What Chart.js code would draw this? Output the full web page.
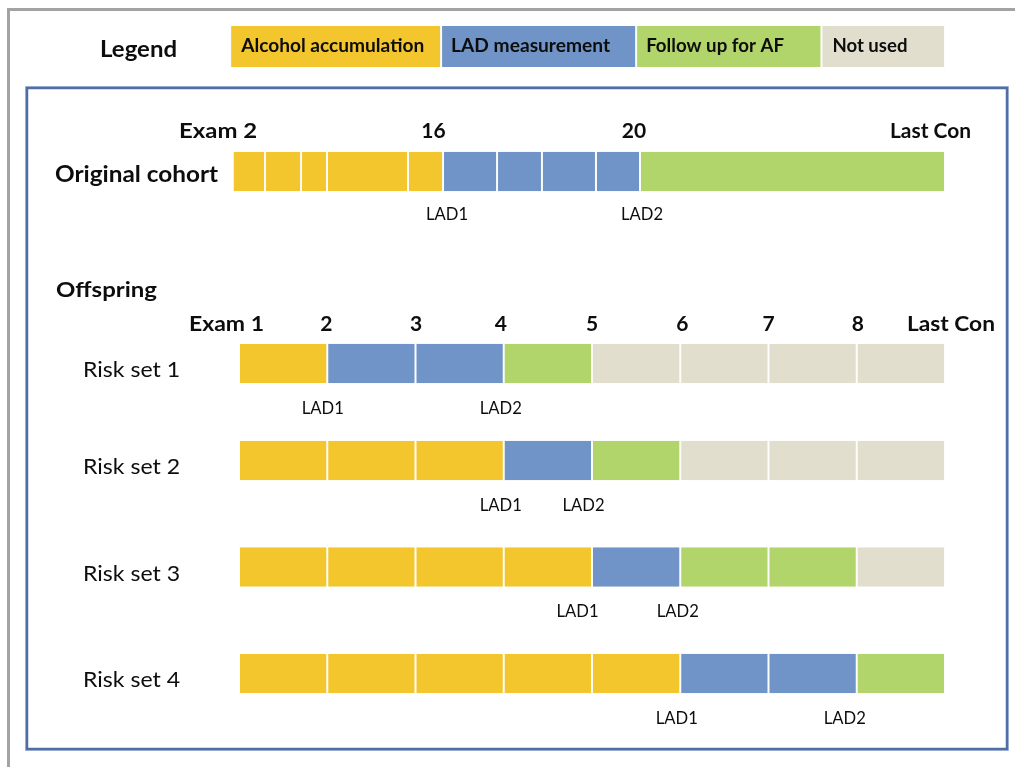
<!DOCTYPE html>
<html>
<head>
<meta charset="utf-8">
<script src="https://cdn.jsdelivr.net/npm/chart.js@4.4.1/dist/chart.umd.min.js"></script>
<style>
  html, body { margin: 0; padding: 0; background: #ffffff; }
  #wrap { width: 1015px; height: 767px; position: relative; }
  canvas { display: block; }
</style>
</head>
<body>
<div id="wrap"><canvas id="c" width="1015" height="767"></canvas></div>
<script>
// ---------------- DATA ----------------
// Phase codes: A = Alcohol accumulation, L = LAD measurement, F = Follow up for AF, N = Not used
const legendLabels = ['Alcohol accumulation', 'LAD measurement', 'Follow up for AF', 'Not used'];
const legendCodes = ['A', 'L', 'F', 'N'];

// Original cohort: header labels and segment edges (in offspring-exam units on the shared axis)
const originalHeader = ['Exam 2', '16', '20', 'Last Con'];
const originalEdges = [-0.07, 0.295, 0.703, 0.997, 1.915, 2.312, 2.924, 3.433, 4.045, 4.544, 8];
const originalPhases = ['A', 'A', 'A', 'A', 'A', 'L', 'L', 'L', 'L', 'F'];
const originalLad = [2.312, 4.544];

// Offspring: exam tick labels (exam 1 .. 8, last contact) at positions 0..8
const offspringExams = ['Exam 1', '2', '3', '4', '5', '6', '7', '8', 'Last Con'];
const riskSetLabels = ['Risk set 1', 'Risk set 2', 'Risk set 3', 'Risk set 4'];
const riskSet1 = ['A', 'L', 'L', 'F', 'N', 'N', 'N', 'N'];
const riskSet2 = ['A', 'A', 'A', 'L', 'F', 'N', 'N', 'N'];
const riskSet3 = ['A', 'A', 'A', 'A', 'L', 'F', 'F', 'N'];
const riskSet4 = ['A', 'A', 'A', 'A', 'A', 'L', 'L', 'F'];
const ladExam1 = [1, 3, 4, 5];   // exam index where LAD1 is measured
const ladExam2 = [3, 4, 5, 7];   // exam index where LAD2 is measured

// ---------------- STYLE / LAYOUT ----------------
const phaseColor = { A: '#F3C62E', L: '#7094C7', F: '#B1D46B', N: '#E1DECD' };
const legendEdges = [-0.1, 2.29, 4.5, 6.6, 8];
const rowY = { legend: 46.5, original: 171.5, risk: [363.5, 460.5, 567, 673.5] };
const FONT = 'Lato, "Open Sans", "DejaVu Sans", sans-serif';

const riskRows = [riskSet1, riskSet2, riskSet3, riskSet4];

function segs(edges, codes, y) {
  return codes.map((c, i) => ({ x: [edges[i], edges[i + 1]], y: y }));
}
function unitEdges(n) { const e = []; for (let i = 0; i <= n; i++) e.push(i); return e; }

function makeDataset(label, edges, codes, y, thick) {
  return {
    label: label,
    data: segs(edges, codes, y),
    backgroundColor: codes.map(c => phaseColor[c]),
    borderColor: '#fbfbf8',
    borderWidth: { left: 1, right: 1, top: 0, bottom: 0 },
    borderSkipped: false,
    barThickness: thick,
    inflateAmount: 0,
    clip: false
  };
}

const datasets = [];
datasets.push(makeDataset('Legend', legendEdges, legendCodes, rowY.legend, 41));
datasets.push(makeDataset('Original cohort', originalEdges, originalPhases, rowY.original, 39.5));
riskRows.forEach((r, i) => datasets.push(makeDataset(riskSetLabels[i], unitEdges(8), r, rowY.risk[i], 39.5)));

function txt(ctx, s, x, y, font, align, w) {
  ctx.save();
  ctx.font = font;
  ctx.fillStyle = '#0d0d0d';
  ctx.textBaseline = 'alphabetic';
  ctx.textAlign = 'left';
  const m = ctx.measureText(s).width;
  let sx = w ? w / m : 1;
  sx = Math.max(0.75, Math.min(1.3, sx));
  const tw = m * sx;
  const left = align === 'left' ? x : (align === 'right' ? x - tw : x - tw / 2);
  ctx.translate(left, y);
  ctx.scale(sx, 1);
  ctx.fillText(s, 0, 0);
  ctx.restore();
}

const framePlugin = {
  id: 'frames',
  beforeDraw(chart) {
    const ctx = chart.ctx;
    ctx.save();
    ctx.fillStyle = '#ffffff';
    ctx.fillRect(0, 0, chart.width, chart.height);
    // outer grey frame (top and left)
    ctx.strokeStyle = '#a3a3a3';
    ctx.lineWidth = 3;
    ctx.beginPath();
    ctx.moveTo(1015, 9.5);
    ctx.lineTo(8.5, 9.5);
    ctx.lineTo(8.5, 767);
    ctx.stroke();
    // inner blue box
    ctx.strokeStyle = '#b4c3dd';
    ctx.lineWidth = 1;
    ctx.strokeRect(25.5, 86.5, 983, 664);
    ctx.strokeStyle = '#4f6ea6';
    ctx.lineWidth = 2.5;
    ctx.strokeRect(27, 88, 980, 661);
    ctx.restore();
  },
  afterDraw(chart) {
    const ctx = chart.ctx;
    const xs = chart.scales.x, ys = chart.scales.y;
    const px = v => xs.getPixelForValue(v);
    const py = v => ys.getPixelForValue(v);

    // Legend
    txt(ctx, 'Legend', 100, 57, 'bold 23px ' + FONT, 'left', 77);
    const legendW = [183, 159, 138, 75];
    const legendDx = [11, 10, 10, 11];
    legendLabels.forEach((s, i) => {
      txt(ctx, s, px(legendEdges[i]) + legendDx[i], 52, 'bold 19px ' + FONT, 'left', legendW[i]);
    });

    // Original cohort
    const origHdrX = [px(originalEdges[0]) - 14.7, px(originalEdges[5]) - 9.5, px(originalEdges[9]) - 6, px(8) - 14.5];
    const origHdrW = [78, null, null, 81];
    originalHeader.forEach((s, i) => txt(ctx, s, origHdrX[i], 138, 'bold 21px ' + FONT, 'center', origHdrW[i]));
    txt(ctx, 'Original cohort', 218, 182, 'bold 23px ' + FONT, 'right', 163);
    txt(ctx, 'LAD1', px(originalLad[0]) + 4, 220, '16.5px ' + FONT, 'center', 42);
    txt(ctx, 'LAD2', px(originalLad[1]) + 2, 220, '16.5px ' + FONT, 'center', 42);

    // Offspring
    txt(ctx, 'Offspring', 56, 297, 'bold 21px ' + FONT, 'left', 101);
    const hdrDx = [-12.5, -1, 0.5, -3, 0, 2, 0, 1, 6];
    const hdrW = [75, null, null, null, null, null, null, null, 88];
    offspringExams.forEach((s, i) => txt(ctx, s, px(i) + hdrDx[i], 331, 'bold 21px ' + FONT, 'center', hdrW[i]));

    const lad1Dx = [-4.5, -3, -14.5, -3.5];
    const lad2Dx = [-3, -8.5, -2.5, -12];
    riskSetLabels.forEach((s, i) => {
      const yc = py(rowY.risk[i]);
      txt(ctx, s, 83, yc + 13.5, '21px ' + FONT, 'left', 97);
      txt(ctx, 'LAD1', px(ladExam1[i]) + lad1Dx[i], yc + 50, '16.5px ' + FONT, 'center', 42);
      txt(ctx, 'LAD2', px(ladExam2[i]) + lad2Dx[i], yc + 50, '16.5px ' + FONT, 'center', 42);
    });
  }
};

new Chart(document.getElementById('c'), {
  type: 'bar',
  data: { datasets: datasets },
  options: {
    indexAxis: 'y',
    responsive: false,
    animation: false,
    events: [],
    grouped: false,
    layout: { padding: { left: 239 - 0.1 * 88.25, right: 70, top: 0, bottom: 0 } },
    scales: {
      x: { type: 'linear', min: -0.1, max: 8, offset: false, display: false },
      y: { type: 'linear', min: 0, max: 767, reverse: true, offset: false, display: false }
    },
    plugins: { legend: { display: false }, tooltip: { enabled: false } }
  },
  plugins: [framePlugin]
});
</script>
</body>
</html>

WRITTEN EXERCISE: All the lines above are to be given again exactly as they read, with the pictures removed.

RESULT:
What Chart.js code would draw this? Output the full web page.
<!DOCTYPE html>
<html>
<head>
<meta charset="utf-8">
<script src="https://cdn.jsdelivr.net/npm/chart.js@4.4.1/dist/chart.umd.min.js"></script>
<style>
  html, body { margin: 0; padding: 0; background: #ffffff; }
  #wrap { width: 1015px; height: 767px; position: relative; }
  canvas { display: block; }
</style>
</head>
<body>
<div id="wrap"><canvas id="c" width="1015" height="767"></canvas></div>
<script>
// ---------------- DATA ----------------
// Phase codes: A = Alcohol accumulation, L = LAD measurement, F = Follow up for AF, N = Not used
const legendLabels = ['Alcohol accumulation', 'LAD measurement', 'Follow up for AF', 'Not used'];
const legendCodes = ['A', 'L', 'F', 'N'];

// Original cohort: header labels and segment edges (in offspring-exam units on the shared axis)
const originalHeader = ['Exam 2', '16', '20', 'Last Con'];
const originalEdges = [-0.07, 0.295, 0.703, 0.997, 1.915, 2.312, 2.924, 3.433, 4.045, 4.544, 8];
const originalPhases = ['A', 'A', 'A', 'A', 'A', 'L', 'L', 'L', 'L', 'F'];
const originalLad = [2.312, 4.544];

// Offspring: exam tick labels (exam 1 .. 8, last contact) at positions 0..8
const offspringExams = ['Exam 1', '2', '3', '4', '5', '6', '7', '8', 'Last Con'];
const riskSetLabels = ['Risk set 1', 'Risk set 2', 'Risk set 3', 'Risk set 4'];
const riskSet1 = ['A', 'L', 'L', 'F', 'N', 'N', 'N', 'N'];
const riskSet2 = ['A', 'A', 'A', 'L', 'F', 'N', 'N', 'N'];
const riskSet3 = ['A', 'A', 'A', 'A', 'L', 'F', 'F', 'N'];
const riskSet4 = ['A', 'A', 'A', 'A', 'A', 'L', 'L', 'F'];
const ladExam1 = [1, 3, 4, 5];   // exam index where LAD1 is measured
const ladExam2 = [3, 4, 5, 7];   // exam index where LAD2 is measured

// ---------------- STYLE / LAYOUT ----------------
const phaseColor = { A: '#F3C62E', L: '#7094C7', F: '#B1D46B', N: '#E1DECD' };
const legendEdges = [-0.1, 2.29, 4.5, 6.6, 8];
const rowY = { legend: 46.5, original: 171.5, risk: [363.5, 460.5, 567, 673.5] };
const FONT = 'Lato, "Open Sans", "DejaVu Sans", sans-serif';

const riskRows = [riskSet1, riskSet2, riskSet3, riskSet4];

function segs(edges, codes, y) {
  return codes.map((c, i) => ({ x: [edges[i], edges[i + 1]], y: y }));
}
function unitEdges(n) { const e = []; for (let i = 0; i <= n; i++) e.push(i); return e; }

function makeDataset(label, edges, codes, y, thick) {
  return {
    label: label,
    data: segs(edges, codes, y),
    backgroundColor: codes.map(c => phaseColor[c]),
    borderColor: '#fbfbf8',
    borderWidth: { left: 1, right: 1, top: 0, bottom: 0 },
    borderSkipped: false,
    barThickness: thick,
    inflateAmount: 0,
    clip: false
  };
}

const datasets = [];
datasets.push(makeDataset('Legend', legendEdges, legendCodes, rowY.legend, 41));
datasets.push(makeDataset('Original cohort', originalEdges, originalPhases, rowY.original, 39.5));
riskRows.forEach((r, i) => datasets.push(makeDataset(riskSetLabels[i], unitEdges(8), r, rowY.risk[i], 39.5)));

function txt(ctx, s, x, y, font, align, w) {
  ctx.save();
  ctx.font = font;
  ctx.fillStyle = '#0d0d0d';
  ctx.textBaseline = 'alphabetic';
  ctx.textAlign = 'left';
  const m = ctx.measureText(s).width;
  let sx = w ? w / m : 1;
  sx = Math.max(0.75, Math.min(1.3, sx));
  const tw = m * sx;
  const left = align === 'left' ? x : (align === 'right' ? x - tw : x - tw / 2);
  ctx.translate(left, y);
  ctx.scale(sx, 1);
  ctx.fillText(s, 0, 0);
  ctx.restore();
}

const framePlugin = {
  id: 'frames',
  beforeDraw(chart) {
    const ctx = chart.ctx;
    ctx.save();
    ctx.fillStyle = '#ffffff';
    ctx.fillRect(0, 0, chart.width, chart.height);
    // outer grey frame (top and left)
    ctx.strokeStyle = '#a3a3a3';
    ctx.lineWidth = 3;
    ctx.beginPath();
    ctx.moveTo(1015, 9.5);
    ctx.lineTo(8.5, 9.5);
    ctx.lineTo(8.5, 767);
    ctx.stroke();
    // inner blue box
    ctx.strokeStyle = '#b4c3dd';
    ctx.lineWidth = 1;
    ctx.strokeRect(25.5, 86.5, 983, 664);
    ctx.strokeStyle = '#4f6ea6';
    ctx.lineWidth = 2.5;
    ctx.strokeRect(27, 88, 980, 661);
    ctx.restore();
  },
  afterDraw(chart) {
    const ctx = chart.ctx;
    const xs = chart.scales.x, ys = chart.scales.y;
    const px = v => xs.getPixelForValue(v);
    const py = v => ys.getPixelForValue(v);

    // Legend
    txt(ctx, 'Legend', 100, 57, 'bold 23px ' + FONT, 'left', 77);
    const legendW = [183, 159, 138, 75];
    const legendDx = [11, 10, 10, 11];
    legendLabels.forEach((s, i) => {
      txt(ctx, s, px(legendEdges[i]) + legendDx[i], 52, 'bold 19px ' + FONT, 'left', legendW[i]);
    });

    // Original cohort
    const origHdrX = [px(originalEdges[0]) - 14.7, px(originalEdges[5]) - 9.5, px(originalEdges[9]) - 6, px(8) - 14.5];
    const origHdrW = [78, null, null, 81];
    originalHeader.forEach((s, i) => txt(ctx, s, origHdrX[i], 138, 'bold 21px ' + FONT, 'center', origHdrW[i]));
    txt(ctx, 'Original cohort', 218, 182, 'bold 23px ' + FONT, 'right', 163);
    txt(ctx, 'LAD1', px(originalLad[0]) + 4, 220, '16.5px ' + FONT, 'center', 42);
    txt(ctx, 'LAD2', px(originalLad[1]) + 2, 220, '16.5px ' + FONT, 'center', 42);

    // Offspring
    txt(ctx, 'Offspring', 56, 297, 'bold 21px ' + FONT, 'left', 101);
    const hdrDx = [-12.5, -1, 0.5, -3, 0, 2, 0, 1, 6];
    const hdrW = [75, null, null, null, null, null, null, null, 88];
    offspringExams.forEach((s, i) => txt(ctx, s, px(i) + hdrDx[i], 331, 'bold 21px ' + FONT, 'center', hdrW[i]));

    const lad1Dx = [-4.5, -3, -14.5, -3.5];
    const lad2Dx = [-3, -8.5, -2.5, -12];
    riskSetLabels.forEach((s, i) => {
      const yc = py(rowY.risk[i]);
      txt(ctx, s, 83, yc + 13.5, '21px ' + FONT, 'left', 97);
      txt(ctx, 'LAD1', px(ladExam1[i]) + lad1Dx[i], yc + 50, '16.5px ' + FONT, 'center', 42);
      txt(ctx, 'LAD2', px(ladExam2[i]) + lad2Dx[i], yc + 50, '16.5px ' + FONT, 'center', 42);
    });
  }
};

new Chart(document.getElementById('c'), {
  type: 'bar',
  data: { datasets: datasets },
  options: {
    indexAxis: 'y',
    responsive: false,
    animation: false,
    events: [],
    grouped: false,
    layout: { padding: { left: 239 - 0.1 * 88.25, right: 70, top: 0, bottom: 0 } },
    scales: {
      x: { type: 'linear', min: -0.1, max: 8, offset: false, display: false },
      y: { type: 'linear', min: 0, max: 767, reverse: true, offset: false, display: false }
    },
    plugins: { legend: { display: false }, tooltip: { enabled: false } }
  },
  plugins: [framePlugin]
});
</script>
</body>
</html>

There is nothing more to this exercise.